> _Extracted records_:

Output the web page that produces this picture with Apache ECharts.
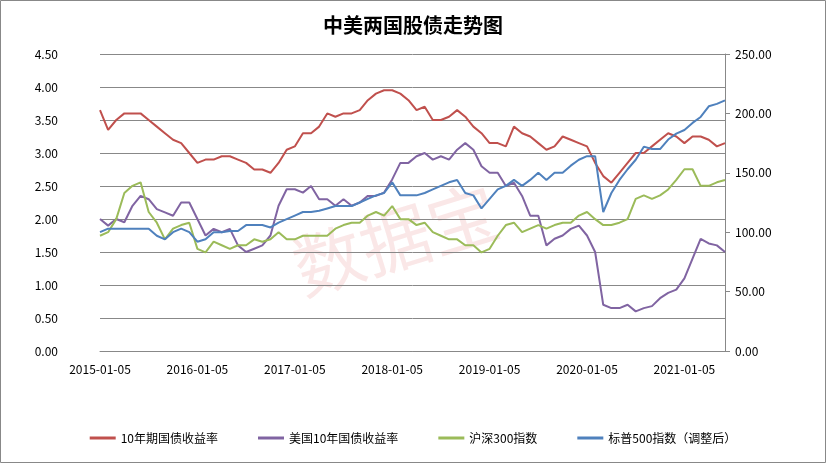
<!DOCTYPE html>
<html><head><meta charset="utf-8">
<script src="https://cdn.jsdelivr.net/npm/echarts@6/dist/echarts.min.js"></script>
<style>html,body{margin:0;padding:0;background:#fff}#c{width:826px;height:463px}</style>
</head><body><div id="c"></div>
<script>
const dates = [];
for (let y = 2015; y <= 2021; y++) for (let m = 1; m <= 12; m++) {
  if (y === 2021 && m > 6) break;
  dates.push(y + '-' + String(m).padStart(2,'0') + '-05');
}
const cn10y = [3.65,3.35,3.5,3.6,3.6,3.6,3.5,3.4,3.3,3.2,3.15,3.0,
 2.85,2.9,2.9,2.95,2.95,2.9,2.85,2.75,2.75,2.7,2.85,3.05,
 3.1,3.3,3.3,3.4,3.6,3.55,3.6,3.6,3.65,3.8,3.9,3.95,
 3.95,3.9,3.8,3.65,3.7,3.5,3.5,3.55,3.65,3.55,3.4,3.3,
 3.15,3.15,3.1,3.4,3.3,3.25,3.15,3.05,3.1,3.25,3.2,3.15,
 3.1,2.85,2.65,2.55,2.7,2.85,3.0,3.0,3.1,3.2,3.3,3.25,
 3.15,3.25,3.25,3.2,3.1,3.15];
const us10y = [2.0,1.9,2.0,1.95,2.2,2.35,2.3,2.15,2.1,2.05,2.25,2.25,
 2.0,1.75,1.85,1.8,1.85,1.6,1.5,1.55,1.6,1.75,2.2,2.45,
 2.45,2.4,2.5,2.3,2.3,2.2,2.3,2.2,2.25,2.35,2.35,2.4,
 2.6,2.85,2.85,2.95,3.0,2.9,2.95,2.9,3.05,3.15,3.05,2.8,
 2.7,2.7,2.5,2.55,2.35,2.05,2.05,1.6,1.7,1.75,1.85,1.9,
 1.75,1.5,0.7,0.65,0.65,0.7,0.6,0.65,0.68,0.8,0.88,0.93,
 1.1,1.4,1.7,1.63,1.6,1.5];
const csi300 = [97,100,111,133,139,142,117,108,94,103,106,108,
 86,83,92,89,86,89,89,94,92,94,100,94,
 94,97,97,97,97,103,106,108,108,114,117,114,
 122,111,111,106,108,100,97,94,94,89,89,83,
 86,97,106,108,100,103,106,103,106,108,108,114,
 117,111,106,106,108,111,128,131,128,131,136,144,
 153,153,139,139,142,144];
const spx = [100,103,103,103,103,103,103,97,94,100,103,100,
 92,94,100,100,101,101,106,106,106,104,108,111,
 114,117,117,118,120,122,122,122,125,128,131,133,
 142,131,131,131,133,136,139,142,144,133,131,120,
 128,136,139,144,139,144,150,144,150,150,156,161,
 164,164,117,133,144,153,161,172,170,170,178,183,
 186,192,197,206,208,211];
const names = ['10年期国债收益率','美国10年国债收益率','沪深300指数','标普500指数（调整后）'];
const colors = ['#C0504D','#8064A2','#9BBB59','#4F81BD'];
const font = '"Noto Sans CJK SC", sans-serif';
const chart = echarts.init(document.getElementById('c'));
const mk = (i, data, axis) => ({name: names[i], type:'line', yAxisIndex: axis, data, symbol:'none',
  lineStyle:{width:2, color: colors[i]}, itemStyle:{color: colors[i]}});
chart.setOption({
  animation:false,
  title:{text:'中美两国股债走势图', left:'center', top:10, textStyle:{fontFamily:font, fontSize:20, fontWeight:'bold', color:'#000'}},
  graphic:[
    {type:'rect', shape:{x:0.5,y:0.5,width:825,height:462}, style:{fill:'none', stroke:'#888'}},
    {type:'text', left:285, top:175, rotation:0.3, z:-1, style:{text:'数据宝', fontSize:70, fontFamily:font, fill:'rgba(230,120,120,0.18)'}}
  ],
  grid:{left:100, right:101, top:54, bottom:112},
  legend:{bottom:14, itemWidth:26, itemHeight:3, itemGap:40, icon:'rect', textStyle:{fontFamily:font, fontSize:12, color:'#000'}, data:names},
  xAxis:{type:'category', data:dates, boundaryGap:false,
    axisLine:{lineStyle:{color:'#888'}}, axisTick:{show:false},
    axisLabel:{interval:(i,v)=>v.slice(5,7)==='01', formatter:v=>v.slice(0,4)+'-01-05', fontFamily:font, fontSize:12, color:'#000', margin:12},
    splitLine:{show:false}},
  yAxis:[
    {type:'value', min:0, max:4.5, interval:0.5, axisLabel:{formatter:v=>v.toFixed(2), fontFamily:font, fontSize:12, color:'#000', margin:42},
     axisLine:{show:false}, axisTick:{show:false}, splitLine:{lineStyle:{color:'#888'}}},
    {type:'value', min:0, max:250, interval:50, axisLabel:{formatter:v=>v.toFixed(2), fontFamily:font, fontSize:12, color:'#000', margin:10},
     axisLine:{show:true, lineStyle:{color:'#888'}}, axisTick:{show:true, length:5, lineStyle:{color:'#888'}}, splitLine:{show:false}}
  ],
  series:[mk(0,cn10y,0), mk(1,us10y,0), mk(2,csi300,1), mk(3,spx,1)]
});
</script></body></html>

--

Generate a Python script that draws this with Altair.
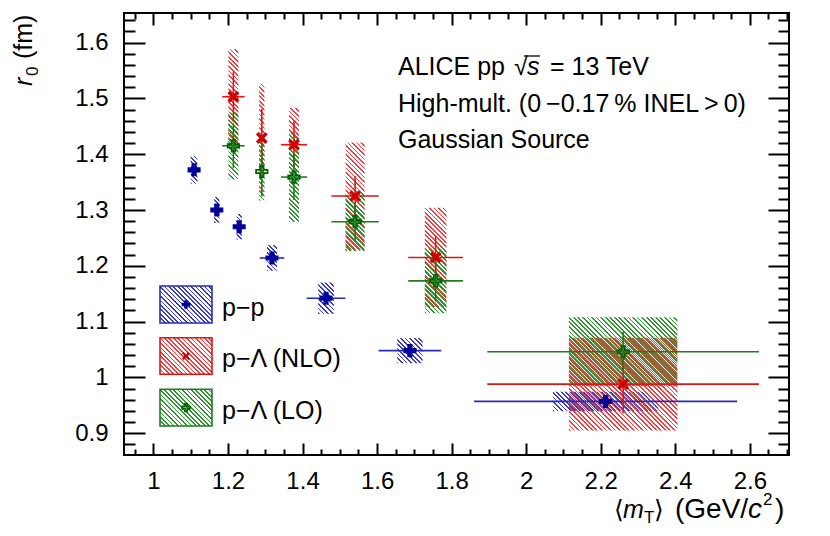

---

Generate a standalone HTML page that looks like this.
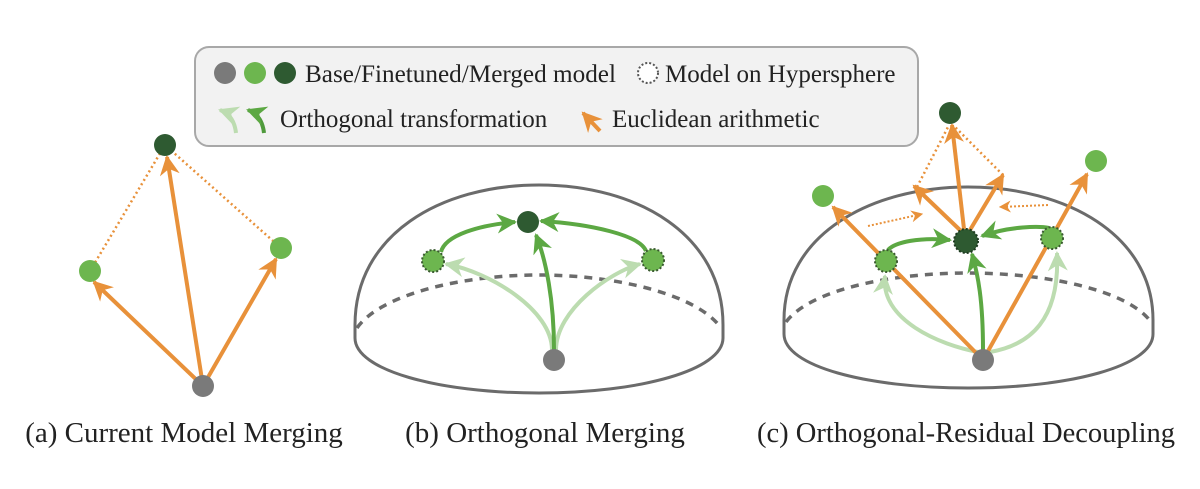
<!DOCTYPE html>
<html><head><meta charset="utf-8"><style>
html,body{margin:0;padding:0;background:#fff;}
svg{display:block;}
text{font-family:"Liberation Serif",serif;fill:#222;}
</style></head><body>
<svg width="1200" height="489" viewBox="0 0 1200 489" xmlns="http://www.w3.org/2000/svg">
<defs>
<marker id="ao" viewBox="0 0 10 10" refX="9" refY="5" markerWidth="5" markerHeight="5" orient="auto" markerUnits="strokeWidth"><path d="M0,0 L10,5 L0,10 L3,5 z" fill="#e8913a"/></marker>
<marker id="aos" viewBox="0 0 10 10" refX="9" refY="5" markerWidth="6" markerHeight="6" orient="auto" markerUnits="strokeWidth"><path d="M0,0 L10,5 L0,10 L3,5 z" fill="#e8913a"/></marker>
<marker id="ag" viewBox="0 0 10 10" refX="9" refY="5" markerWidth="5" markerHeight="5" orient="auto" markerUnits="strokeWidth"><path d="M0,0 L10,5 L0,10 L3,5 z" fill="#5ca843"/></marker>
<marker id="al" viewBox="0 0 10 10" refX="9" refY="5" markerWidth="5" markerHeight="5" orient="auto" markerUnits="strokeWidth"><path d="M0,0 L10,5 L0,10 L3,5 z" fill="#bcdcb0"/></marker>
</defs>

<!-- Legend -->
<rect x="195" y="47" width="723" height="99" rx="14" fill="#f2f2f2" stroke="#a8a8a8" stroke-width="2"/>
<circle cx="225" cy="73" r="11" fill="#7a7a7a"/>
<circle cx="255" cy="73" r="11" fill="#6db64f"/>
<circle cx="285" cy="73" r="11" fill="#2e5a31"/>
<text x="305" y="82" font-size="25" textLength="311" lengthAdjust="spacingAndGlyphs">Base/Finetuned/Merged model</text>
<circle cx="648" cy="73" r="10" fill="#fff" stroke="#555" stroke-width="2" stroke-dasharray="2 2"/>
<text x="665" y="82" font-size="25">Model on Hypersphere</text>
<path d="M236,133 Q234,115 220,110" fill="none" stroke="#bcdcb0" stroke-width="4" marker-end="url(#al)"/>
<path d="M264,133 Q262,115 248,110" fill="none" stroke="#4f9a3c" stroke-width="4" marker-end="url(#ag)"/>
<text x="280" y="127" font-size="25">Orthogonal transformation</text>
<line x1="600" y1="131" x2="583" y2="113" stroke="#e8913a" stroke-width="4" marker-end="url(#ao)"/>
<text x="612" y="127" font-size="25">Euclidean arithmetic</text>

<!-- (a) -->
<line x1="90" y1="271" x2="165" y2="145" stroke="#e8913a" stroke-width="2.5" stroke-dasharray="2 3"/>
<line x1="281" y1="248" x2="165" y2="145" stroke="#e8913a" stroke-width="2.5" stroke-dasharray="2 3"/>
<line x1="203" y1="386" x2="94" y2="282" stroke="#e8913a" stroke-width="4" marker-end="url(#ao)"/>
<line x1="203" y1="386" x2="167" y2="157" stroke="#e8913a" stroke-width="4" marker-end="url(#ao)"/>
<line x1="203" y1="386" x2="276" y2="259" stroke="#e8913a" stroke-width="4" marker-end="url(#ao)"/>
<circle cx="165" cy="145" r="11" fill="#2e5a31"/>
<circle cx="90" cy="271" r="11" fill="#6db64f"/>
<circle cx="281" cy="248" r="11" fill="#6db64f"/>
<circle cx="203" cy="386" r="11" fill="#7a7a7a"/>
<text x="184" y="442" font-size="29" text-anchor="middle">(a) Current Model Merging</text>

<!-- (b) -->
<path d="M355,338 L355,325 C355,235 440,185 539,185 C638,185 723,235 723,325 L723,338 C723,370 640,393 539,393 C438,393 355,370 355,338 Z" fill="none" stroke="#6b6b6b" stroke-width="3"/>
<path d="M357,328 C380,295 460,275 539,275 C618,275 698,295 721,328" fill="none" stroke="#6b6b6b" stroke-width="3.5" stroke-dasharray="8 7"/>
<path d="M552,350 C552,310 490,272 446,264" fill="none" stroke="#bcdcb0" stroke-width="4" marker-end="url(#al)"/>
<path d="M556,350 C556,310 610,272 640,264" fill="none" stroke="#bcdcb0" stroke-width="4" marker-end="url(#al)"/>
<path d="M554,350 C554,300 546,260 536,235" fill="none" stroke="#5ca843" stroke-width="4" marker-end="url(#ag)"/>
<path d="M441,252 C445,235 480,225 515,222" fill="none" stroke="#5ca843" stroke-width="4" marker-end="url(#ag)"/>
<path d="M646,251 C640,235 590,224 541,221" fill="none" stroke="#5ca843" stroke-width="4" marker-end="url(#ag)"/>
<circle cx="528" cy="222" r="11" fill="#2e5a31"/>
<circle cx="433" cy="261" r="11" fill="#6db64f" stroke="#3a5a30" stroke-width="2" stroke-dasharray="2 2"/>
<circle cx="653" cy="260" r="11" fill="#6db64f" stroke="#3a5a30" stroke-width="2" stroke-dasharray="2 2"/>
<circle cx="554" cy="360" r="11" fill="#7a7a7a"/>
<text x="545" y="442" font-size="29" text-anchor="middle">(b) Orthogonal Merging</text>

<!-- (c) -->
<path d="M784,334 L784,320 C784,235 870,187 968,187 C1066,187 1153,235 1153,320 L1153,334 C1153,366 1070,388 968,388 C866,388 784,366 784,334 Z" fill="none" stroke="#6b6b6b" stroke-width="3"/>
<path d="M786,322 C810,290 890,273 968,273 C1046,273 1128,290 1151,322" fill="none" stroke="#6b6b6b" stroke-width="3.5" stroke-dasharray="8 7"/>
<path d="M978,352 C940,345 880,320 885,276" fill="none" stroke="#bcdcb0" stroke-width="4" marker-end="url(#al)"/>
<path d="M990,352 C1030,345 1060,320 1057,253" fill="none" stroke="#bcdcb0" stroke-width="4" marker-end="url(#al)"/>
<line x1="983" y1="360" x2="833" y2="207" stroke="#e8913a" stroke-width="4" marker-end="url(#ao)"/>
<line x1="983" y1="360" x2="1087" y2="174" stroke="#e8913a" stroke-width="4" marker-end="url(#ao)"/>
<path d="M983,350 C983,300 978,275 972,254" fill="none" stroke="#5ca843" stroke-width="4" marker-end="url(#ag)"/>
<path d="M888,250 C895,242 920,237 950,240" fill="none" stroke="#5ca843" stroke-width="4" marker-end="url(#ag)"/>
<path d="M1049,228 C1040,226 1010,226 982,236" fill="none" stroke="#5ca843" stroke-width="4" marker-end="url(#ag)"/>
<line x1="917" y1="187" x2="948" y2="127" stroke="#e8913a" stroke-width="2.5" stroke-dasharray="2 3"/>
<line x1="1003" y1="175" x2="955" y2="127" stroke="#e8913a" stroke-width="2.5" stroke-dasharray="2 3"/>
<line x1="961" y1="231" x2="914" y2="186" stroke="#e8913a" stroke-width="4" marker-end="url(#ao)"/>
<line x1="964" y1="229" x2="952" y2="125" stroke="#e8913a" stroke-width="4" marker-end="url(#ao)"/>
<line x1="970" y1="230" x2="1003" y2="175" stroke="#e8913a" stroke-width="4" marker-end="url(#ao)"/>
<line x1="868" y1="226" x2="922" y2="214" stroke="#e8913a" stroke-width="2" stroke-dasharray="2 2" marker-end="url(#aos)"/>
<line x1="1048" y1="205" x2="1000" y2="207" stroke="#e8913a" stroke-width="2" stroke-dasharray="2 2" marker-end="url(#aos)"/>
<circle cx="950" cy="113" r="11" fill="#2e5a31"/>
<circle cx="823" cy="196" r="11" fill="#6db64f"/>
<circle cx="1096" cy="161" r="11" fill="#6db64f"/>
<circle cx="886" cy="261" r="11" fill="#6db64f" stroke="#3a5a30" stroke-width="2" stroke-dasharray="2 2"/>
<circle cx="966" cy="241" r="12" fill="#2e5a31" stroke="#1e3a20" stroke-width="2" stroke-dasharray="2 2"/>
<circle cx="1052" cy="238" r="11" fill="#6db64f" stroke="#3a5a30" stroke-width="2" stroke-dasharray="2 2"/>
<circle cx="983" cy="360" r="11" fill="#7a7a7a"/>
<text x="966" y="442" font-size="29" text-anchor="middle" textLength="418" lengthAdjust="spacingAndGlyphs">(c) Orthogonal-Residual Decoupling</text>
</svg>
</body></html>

> _Do this_: Locate all lines in the listing above with the word "that". Copy them.

> _Exercise result_:
Output the web page that produces this picture with Apache ECharts.
Generate a Python script that draws this with Altair.
Generate a standalone HTML page that looks like this.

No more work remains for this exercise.